**WHAT IS EXPECTED:**
Report, word for word, every line of the material that contains "with".

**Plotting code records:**
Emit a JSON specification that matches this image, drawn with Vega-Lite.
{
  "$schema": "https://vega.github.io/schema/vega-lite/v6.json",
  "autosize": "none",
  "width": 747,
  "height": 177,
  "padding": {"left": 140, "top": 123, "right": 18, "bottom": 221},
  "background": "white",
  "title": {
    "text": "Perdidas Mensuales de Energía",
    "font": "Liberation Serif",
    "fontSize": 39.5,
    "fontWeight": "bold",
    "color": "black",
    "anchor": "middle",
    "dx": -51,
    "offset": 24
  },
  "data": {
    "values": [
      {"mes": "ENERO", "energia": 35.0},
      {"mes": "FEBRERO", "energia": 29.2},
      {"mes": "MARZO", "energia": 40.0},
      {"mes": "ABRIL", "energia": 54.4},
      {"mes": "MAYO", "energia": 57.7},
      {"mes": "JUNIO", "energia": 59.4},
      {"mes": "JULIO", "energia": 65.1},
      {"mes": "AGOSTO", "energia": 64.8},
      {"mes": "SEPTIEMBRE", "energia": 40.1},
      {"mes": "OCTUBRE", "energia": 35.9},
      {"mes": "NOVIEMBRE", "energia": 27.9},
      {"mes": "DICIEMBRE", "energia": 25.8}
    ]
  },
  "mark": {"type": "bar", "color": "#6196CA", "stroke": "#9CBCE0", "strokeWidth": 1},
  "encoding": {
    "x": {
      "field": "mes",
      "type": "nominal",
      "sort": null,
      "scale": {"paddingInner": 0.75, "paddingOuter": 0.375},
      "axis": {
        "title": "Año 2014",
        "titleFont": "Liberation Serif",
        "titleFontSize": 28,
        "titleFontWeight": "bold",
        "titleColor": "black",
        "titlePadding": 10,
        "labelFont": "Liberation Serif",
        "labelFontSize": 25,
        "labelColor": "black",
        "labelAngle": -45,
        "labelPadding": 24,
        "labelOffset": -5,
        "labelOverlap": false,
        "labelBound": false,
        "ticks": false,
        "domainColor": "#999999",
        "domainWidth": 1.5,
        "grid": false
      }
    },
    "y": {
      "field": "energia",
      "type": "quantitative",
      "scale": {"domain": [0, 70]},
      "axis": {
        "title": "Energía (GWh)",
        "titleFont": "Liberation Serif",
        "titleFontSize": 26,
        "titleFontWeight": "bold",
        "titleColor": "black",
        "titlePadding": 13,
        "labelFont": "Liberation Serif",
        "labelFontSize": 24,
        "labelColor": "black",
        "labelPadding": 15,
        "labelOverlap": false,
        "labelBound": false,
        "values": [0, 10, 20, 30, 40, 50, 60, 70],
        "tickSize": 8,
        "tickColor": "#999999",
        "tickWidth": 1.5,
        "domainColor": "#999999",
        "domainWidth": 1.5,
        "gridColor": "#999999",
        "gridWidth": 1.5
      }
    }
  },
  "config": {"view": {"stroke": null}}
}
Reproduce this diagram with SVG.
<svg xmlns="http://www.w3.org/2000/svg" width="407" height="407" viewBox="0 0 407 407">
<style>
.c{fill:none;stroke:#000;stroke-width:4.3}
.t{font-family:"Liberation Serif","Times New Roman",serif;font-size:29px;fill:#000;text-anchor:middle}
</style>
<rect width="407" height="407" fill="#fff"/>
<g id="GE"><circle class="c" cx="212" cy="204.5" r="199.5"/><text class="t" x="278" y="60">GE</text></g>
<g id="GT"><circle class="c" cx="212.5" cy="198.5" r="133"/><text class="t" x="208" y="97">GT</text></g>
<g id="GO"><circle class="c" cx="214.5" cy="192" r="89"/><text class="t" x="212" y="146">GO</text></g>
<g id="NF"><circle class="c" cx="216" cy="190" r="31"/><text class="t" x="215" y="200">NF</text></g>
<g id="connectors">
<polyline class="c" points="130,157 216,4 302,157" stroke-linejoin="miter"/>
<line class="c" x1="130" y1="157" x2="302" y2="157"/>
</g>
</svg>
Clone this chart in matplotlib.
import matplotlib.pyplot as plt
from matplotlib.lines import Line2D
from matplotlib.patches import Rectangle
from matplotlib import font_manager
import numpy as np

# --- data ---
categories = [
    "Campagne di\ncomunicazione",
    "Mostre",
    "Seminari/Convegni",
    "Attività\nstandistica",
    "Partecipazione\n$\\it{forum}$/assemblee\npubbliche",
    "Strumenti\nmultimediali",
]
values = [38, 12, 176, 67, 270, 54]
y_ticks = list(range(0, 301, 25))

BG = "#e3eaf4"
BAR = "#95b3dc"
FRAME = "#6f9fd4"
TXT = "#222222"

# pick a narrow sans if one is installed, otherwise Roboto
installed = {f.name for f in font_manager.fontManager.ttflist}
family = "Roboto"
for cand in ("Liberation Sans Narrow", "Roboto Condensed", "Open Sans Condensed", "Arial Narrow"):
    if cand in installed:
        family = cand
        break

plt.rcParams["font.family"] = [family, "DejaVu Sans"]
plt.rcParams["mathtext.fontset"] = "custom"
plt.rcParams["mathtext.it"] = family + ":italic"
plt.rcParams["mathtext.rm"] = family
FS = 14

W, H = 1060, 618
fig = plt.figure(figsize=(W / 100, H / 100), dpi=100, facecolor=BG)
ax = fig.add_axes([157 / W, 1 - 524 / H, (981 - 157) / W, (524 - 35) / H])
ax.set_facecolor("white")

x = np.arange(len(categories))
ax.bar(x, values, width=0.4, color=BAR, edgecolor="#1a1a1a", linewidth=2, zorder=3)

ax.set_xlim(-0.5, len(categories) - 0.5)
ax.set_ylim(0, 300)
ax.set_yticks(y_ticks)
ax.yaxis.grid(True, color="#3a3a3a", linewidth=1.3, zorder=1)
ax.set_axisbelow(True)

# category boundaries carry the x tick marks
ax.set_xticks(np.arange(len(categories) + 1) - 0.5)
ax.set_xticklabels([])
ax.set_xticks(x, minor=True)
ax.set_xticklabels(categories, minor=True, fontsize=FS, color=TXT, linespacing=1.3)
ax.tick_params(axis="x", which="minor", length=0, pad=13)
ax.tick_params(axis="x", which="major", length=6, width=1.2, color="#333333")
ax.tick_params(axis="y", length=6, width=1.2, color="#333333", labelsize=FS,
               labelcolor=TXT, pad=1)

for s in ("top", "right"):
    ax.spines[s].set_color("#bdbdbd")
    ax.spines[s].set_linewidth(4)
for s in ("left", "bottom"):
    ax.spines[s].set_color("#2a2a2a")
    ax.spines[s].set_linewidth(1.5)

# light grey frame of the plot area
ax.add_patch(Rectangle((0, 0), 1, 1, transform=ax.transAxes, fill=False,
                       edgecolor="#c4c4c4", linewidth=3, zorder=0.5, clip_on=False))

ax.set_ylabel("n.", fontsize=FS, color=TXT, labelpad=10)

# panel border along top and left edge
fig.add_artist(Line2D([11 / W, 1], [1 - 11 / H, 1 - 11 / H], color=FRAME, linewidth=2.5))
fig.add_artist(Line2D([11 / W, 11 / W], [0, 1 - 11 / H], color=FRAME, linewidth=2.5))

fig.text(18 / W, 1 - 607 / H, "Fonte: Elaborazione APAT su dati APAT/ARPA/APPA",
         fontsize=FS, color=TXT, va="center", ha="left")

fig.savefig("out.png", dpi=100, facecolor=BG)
--
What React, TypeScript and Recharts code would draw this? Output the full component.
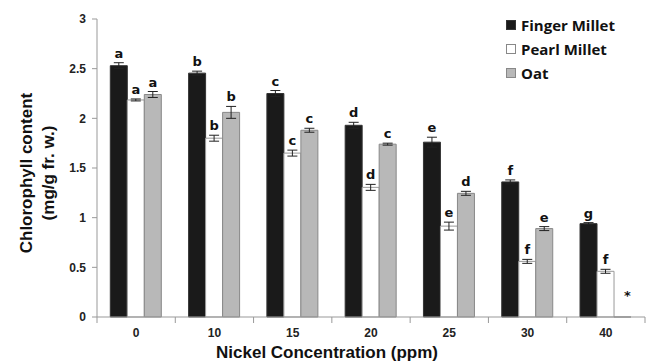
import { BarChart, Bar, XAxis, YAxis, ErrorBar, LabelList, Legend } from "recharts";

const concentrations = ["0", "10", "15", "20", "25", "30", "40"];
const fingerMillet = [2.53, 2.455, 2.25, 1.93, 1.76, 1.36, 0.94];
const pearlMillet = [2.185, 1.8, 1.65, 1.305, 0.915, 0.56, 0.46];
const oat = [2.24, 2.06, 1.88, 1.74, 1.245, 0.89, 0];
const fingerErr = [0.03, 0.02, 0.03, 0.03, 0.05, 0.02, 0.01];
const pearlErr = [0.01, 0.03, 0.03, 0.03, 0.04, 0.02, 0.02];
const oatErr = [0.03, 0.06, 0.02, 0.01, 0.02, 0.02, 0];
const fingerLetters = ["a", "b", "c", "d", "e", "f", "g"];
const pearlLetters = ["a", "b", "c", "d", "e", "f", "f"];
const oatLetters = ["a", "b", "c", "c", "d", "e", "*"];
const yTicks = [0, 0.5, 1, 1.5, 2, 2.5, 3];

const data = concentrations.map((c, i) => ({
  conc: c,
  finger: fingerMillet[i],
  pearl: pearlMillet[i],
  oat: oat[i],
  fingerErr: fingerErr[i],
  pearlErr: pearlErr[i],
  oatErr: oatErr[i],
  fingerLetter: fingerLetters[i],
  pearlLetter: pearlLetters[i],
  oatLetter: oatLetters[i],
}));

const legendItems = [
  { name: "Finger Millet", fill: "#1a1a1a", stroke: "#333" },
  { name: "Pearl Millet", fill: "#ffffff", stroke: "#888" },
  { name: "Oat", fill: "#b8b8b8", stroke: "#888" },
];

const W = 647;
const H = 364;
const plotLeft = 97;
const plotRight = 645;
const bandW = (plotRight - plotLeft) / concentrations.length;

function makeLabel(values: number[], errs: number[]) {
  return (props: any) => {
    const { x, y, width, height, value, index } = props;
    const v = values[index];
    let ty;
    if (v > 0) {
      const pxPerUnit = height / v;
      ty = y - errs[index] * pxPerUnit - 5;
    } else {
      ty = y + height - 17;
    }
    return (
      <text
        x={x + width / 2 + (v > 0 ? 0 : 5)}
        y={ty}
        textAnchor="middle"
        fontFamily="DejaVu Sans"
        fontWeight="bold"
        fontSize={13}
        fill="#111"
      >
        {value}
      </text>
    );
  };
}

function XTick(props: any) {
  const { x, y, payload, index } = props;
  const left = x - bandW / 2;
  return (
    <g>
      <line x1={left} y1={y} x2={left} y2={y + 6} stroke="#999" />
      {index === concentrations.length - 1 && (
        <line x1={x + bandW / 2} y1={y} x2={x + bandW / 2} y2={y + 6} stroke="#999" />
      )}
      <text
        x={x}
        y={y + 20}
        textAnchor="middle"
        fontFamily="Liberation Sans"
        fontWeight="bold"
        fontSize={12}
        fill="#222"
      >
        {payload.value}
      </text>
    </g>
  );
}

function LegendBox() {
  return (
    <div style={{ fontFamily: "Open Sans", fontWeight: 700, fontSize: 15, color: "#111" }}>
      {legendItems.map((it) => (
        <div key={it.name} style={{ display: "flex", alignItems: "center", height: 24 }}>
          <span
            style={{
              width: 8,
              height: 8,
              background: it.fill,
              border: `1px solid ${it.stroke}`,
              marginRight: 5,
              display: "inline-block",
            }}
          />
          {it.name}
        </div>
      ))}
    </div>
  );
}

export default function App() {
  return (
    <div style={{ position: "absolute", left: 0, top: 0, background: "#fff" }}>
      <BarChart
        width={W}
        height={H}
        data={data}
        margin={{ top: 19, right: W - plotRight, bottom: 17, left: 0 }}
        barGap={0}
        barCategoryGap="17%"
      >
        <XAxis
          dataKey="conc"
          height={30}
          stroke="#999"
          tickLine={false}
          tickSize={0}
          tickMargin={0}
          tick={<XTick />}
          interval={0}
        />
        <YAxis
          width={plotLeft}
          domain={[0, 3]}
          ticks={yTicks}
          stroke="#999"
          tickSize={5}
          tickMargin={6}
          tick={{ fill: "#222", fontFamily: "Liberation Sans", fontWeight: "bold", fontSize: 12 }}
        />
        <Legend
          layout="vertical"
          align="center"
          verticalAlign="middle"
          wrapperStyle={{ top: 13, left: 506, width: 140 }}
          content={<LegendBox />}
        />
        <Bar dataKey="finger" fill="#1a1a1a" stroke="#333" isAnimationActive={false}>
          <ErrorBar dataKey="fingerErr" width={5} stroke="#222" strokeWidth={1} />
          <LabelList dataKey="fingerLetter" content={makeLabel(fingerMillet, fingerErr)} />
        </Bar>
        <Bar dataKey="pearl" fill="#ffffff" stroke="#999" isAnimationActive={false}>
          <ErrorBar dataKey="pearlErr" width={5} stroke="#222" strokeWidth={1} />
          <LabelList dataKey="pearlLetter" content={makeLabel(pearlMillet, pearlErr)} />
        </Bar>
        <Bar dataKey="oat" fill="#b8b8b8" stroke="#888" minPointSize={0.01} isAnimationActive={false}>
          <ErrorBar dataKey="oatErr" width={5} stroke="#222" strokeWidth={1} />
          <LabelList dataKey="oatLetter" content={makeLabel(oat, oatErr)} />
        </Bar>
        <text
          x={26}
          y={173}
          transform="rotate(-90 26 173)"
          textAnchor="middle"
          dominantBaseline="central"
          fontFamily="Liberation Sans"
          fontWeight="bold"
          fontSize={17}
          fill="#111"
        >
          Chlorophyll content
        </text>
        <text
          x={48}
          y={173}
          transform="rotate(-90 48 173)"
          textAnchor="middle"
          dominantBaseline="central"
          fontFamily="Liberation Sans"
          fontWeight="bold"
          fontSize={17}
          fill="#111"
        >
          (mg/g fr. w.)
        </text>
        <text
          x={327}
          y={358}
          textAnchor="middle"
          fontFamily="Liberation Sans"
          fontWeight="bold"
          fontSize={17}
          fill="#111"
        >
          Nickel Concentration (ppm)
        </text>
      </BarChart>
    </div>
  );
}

**ANSWER FOR THE TASK:**
Emit a JSON specification that matches this image, drawn with Vega-Lite.
Reproduce this diagram with SVG.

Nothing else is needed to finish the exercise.